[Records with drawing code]
↓

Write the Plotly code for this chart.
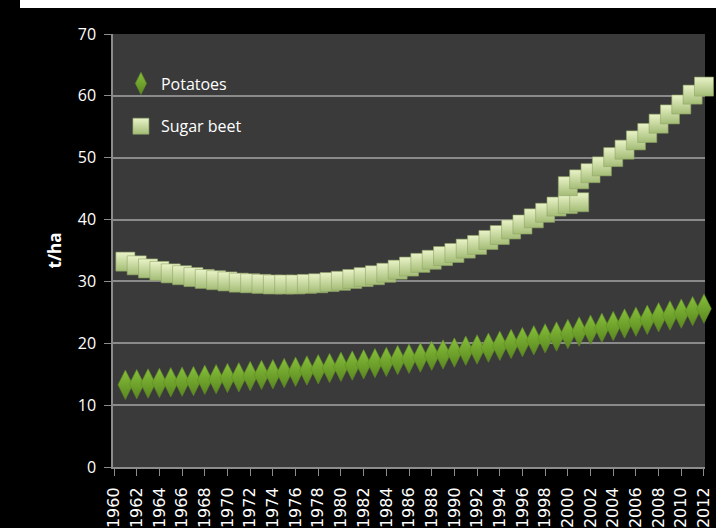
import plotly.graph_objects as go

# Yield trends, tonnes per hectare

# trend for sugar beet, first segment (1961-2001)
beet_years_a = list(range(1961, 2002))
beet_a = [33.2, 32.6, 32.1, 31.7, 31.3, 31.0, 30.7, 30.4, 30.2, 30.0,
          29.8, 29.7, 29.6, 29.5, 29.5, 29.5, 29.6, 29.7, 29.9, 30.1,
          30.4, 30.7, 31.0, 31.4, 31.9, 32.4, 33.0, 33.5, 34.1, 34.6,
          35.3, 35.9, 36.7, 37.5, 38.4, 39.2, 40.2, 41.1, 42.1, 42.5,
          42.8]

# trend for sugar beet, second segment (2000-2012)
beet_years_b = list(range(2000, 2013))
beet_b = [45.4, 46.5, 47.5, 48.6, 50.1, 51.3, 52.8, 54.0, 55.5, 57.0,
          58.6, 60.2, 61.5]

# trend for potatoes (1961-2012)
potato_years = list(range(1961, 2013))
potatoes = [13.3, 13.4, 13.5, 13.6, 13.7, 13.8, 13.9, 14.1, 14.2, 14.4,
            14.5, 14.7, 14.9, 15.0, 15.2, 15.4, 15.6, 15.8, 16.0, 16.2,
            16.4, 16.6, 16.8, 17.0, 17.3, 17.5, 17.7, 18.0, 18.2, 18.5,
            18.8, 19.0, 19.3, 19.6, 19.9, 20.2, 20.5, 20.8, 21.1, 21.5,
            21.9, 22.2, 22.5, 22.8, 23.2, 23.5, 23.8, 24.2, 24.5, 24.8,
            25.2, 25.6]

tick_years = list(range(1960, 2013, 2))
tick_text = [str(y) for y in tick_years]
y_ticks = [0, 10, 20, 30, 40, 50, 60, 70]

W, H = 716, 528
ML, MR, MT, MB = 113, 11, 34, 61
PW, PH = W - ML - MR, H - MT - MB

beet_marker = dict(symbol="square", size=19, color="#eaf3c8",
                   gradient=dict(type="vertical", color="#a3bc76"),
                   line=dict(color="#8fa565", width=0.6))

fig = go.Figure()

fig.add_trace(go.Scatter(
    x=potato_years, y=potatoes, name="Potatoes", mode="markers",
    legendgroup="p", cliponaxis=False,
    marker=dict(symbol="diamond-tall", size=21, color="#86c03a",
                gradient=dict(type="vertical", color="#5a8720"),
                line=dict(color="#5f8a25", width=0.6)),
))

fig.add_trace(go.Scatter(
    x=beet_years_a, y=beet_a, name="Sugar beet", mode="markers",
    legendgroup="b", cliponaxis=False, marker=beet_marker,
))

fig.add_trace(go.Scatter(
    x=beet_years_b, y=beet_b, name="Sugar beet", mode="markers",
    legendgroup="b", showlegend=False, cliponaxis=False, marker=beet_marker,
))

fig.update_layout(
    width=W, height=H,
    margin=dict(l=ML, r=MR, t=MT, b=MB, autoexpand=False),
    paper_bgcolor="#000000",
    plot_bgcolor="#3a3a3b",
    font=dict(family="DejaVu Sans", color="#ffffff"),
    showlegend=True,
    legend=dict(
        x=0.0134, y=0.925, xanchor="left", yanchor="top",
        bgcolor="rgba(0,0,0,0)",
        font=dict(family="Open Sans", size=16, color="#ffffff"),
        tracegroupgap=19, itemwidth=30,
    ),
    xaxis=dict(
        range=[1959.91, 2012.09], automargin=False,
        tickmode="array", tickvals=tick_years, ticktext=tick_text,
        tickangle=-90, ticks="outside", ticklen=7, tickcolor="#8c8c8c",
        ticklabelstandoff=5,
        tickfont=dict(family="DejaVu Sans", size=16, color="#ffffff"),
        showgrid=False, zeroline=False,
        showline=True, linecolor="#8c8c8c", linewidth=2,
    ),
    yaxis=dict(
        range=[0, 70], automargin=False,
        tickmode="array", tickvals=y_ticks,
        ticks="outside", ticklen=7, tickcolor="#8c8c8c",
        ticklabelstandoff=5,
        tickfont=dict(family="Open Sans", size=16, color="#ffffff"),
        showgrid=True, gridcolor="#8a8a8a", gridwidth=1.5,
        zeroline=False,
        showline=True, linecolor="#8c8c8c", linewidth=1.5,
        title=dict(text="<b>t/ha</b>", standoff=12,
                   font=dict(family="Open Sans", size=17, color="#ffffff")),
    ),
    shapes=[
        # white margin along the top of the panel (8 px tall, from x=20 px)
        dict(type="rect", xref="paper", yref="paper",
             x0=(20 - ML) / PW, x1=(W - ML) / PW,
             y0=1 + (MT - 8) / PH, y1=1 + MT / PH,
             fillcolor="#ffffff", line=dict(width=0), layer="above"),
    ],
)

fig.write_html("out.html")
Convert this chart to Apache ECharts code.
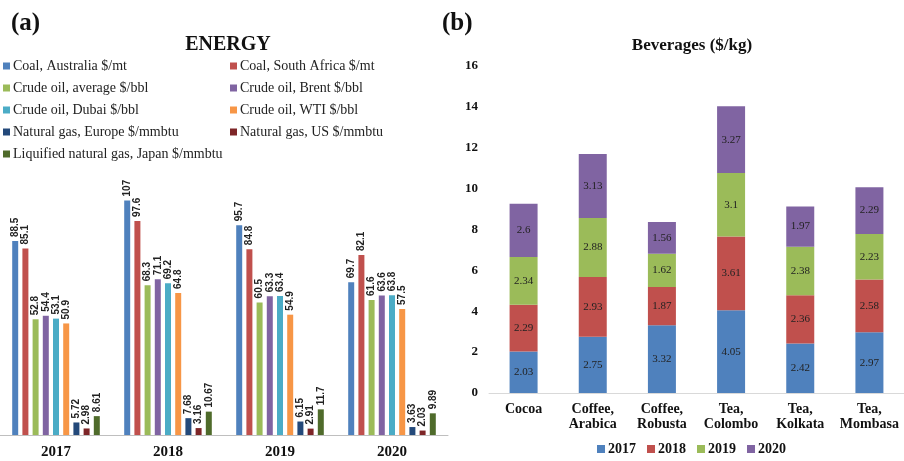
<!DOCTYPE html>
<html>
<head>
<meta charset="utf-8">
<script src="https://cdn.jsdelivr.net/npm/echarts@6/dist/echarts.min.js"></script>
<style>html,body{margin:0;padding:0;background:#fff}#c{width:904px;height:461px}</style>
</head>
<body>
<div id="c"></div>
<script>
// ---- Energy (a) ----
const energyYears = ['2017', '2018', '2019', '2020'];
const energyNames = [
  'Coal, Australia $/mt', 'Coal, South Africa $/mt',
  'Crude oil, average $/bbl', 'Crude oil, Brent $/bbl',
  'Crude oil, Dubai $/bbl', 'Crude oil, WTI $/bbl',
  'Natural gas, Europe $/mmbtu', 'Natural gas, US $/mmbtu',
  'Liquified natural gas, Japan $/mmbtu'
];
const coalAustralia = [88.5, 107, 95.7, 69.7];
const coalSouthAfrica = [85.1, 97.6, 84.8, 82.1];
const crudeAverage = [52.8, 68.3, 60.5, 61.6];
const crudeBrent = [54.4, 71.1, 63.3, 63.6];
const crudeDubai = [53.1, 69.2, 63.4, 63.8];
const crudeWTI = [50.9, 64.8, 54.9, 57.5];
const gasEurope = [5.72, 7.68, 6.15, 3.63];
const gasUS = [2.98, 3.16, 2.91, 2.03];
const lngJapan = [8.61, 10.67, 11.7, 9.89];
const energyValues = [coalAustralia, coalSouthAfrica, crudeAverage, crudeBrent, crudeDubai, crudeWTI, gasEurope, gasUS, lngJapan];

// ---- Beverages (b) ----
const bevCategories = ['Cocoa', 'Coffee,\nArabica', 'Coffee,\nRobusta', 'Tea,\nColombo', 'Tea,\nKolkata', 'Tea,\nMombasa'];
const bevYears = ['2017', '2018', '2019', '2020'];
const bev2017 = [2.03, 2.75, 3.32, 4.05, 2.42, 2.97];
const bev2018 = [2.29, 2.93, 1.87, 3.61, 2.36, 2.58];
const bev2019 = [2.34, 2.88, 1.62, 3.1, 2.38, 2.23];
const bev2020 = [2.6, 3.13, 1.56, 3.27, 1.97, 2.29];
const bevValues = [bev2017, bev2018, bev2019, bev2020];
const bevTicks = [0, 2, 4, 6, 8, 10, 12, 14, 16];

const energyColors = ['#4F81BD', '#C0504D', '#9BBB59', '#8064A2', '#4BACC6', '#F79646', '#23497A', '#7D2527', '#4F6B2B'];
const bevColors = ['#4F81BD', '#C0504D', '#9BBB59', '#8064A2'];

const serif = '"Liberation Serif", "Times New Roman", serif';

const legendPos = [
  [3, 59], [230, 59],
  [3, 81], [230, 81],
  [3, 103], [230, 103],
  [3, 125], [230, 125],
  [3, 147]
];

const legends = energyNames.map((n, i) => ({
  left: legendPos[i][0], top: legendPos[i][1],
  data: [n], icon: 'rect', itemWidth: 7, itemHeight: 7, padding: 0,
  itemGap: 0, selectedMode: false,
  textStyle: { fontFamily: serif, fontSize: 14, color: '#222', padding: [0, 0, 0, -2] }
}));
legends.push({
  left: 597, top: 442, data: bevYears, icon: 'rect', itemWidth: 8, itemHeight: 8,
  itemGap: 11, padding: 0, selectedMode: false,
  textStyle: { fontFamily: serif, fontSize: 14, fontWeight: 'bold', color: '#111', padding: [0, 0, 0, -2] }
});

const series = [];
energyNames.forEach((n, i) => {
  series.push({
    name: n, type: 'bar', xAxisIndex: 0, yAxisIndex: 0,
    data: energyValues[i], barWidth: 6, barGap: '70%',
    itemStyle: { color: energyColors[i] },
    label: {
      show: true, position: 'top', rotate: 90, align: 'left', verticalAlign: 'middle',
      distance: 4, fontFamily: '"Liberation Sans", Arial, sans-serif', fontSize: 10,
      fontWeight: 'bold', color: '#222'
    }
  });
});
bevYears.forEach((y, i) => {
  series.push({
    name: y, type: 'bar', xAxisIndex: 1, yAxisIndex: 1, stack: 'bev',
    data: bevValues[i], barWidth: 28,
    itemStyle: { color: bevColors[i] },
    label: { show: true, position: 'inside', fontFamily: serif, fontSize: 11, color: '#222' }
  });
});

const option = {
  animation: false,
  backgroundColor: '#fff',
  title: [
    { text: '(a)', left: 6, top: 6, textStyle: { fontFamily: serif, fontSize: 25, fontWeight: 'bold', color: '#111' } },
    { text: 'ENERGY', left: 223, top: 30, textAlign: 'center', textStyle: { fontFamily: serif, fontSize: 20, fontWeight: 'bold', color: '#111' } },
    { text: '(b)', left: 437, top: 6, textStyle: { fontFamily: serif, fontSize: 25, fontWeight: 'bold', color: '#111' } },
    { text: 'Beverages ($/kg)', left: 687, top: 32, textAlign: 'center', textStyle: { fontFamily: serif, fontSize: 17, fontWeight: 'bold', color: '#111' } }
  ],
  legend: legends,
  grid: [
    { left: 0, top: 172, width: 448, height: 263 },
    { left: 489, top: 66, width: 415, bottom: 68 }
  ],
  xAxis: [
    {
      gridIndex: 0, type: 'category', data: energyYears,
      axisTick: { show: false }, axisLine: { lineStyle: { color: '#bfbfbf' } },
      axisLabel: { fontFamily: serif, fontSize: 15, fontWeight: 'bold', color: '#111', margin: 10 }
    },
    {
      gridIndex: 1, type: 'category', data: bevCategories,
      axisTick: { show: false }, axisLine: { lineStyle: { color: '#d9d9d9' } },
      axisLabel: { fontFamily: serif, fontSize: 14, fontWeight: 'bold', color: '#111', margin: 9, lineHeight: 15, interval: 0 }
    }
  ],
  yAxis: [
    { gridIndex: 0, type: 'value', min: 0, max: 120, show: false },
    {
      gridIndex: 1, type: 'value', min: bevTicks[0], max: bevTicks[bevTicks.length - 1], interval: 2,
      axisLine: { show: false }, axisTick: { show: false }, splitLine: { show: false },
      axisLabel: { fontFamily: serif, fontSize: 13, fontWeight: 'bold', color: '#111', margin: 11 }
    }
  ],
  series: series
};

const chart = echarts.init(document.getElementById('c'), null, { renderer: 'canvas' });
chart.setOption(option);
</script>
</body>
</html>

↑

[Exercise task]
Leave out the pictures and repeat the lines from the start of the material through the line with "# Yield trends, tonnes per hectare", inclusive.

[Result of this exercise]
Write the Plotly code for this chart.
import plotly.graph_objects as go

# Yield trends, tonnes per hectare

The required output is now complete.